Is it okay to compliment the opposite sex?
The giving and receiving of compliments can be really lovely, but it’s a very personal thing. Some people feel uncomfortable with them and what one person perceives as a compliment, can be an insult for another! This is particularly so in a cultural context and is a definite consideration when dating online internationally. Comments about weight gain/loss are best avoided and it’s important to ensure that the recipient doesn’t feel like you’re just focusing in on appearance. Try opening with a conversation based on the person’s bio rather than the photo and it’s always best to keep it genuine and personal, as people are much less likely to respond to a generic message sent en masse.
Am I just too focused on appearances?
Although attraction is totally natural and plays a part in choosing who to date, judging someone purely based on it, or having a “type” really narrows your search field (and ultimately may very well rob you of the chance to get to know a wider range of potential mates, one of whom may turn out to be just right). Will you only consider dating someone who has certain physical characteristics? Do you spend a lot of time-consuming main stream aspirational media and celebrity culture? If so, your perception of attractiveness and value may have become heavily biased or skewed. Keep your heart, mind and options open and you might find love with someone unexpected.
What should I do if I feel someone is objectifying me?
We can’t control the thoughts or actions of others, but we can cultivate our own self-worth, self-respect and boundaries – something that’s really important in life in general, not just dating. No one can make you feel inferior without your consent, so refuse to allow anyone’s projection of unhealthy values to stick on you. On a practical level, it’s often worth having a delicate conversation with the other person about how their behaviour is coming across. However, if it’s more severe and intentional, then it’s best to disengage, firmly explaining that objectification just isn’t acceptable.

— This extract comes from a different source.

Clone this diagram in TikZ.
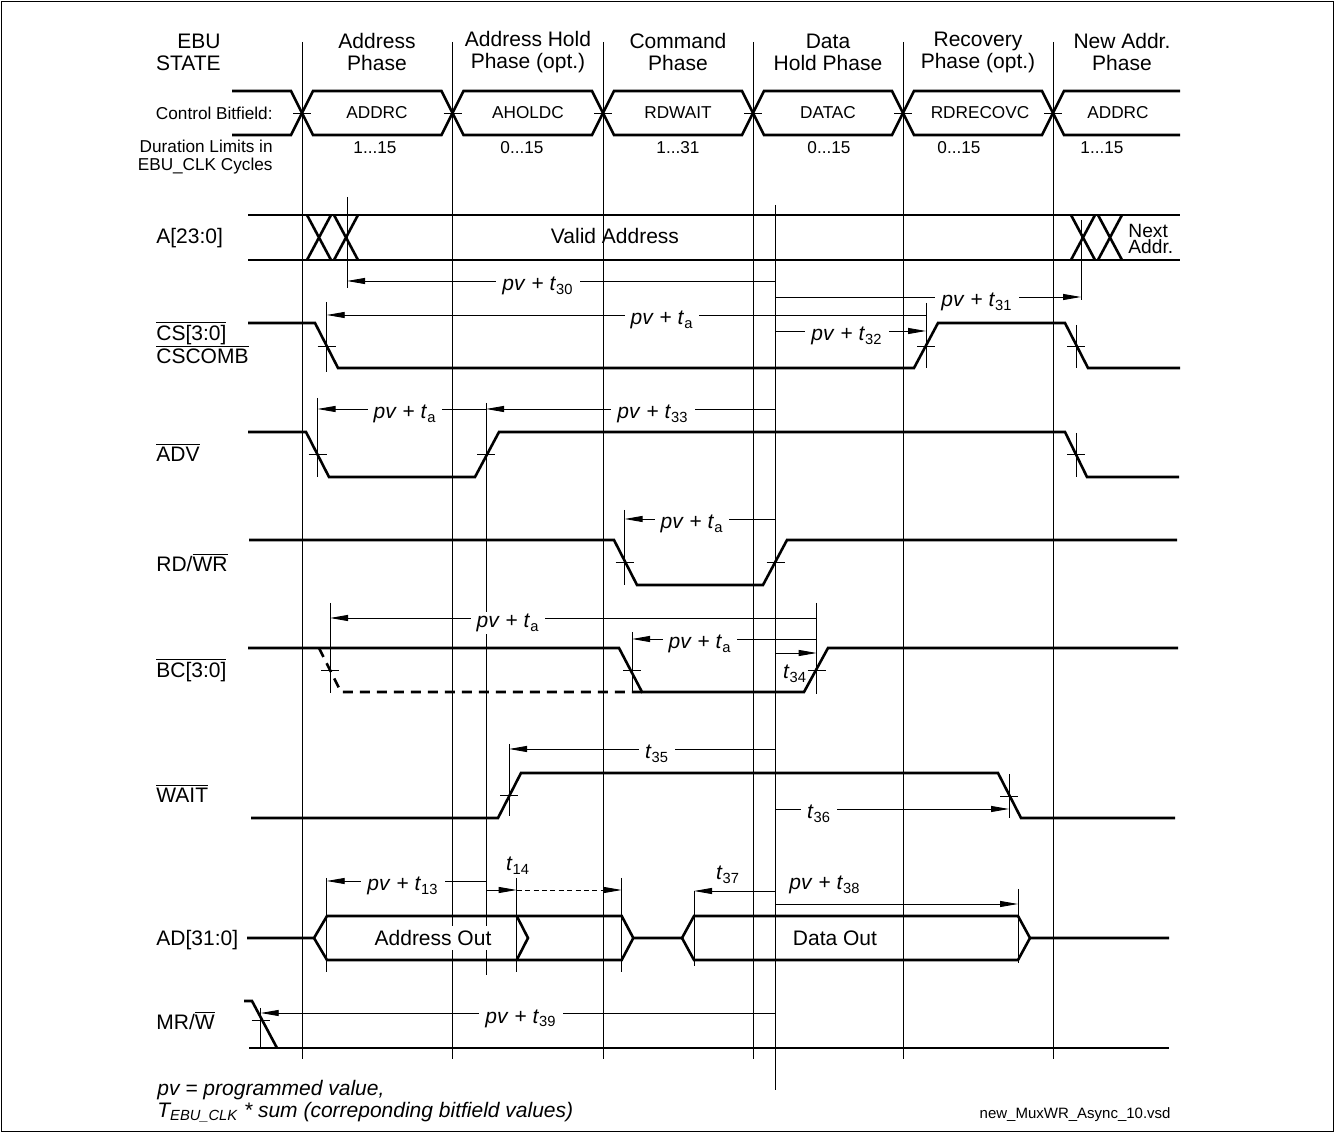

How do I show someone I want to date that I’m interested in them as a person, not just attracted to them?
Actively listening and taking notice really counts – find out what he or she is passionate about, intrigued and fascinated by. It matters to be heard and understood, but it’s not about being continually silent – remembering details, striking up conversations on related topics and asking relevant questions shows the person that you think they’re captivating. When we’re nervous we often end up over talking in an attempt to impress or seem interesting, but in fact, it works the opposite way.
Can I play a role in changing a culture that’s obsessed with image?
Yes, definitely. We all have the opportunity to make a difference – even if it’s small – to build a better world. That starts by building one another up, being encouragers and standing against sexism, body shaming and the obsession with image. You can make the choice to not give custom to certain publications, musicians or films, or engage with campaigns and charities that work to bring about change in this area.
Never forget that you are fearfully and wonderfully made, deserving of value and respect and that it’s our collective responsibility to let others know that they are too.